6 Ways To Save On Grass-Fed Beef

Image shows a freezer full of various cuts of meat with text overlay that reads "6 Ways To Save On Grass-Fed Beef"

“I’d love to quit eating confinement-raised beef, but grass-fed is just too expensive!”

Sound familiar?

Being a farm girl, this statement used to make me scratch my head  …until the first time, I actually looked at grass-fed meat prices at a popular organic food chain.

Yikes! Now I know. And now I sympathize.

Eating Healthy on a Budget is Tough

Eating healthy sure takes a chunk out of your pocketbook. Well, really, eating anything at all does.

But with most things, there are ways to make that chunk a little smaller. Grass-fed beef can’t be any different, right?

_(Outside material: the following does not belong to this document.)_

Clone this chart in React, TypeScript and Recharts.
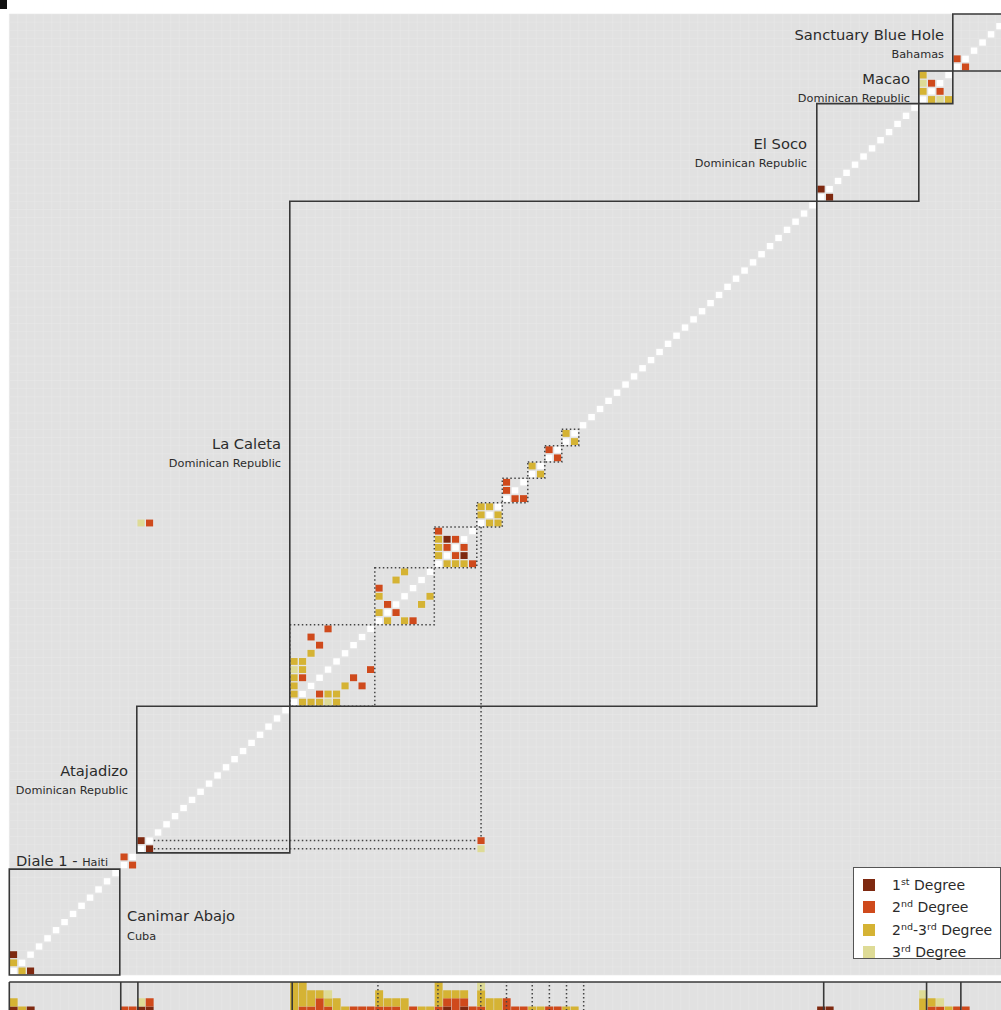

  • Eat less. I’m guessing this isn’t the solution you’re looking for, but hear me out. I’m one of those “eat more protein” kinds of people, so far be it from me to ever say you’re eating too much of it, but did you know that bone broth enables you’re body to better more efficiently utilize protein? That means that you won’t need as much of it. And, of course, there’s the old standby of beans, eggs, and such, as cheaper protein sources. (Check out this article for some great ways to eat more beans).
  • Find a farmer. Many grass-fed beef farmers -ourselves included – keep beef on hand to sell by the pound, and it’s most likely going to be cheaper than (not to name names, but…) WholeFoods.
  • Join a CSA. Many farmers offer a CSA on their meats. Which means that you pay a monthly subscription for a certain number of pounds. The details vary from program to program, of course. The Benefit of joining a CSA is that you get a better price per pound, and you don’t have to have a ginormous freezer to store half a beef. A CSA will be cheaper than buying it by the cut, but probably not as cheap as the next option.
  • Buy beef by the 1/4, 1/2, or whole. If you have the freezer space, this is probably going to be the new price per pound that you can get. If you’re afraid that even a quarter of beef might overfill your freezer, check out this article to see a breakdown of weights of beef we took in. If it won’t fit, I posit that buying a freezer just for beef will pay for itself in the long run.
  • Buy cheaper cuts. Why buy a sirloin tip roast when you can get a round roast for little more than half the price? Look, maybe I’m shooting myself in the foot here, but the chuck roast tastes just as good y’all. And do you really need filet mignon? The first time I ever had one was last year – and then only because we raise our own beef. Sure, it’s tender, but it doesn’t taste any different.
  • Make bone broth. Soup bones are cheap, and if you’re lucky, your butcher or your farmer’s butcher will save bones for you. As I said above, bone broth not only contains protein, it enables your body to better utilize other proteins you ingest. It’s also super nutritious in general. There’s a reason why everyone tells you to drink broth or eat soup when you’re sick. (NOT canned broth from the store – that’s different.)
  • Bonus Tip: Go hunting! Here we are, coming up on hunting season. Deer meat is cheap and all-natural. Don’t be squeamish! Try it!

Eatwild.com is a fantastic place to find local grass-fed beef producers. localharvest.org is another great place.

Your turn! Do you eat grass-fed beef? And if so, what are your money-saving strategies?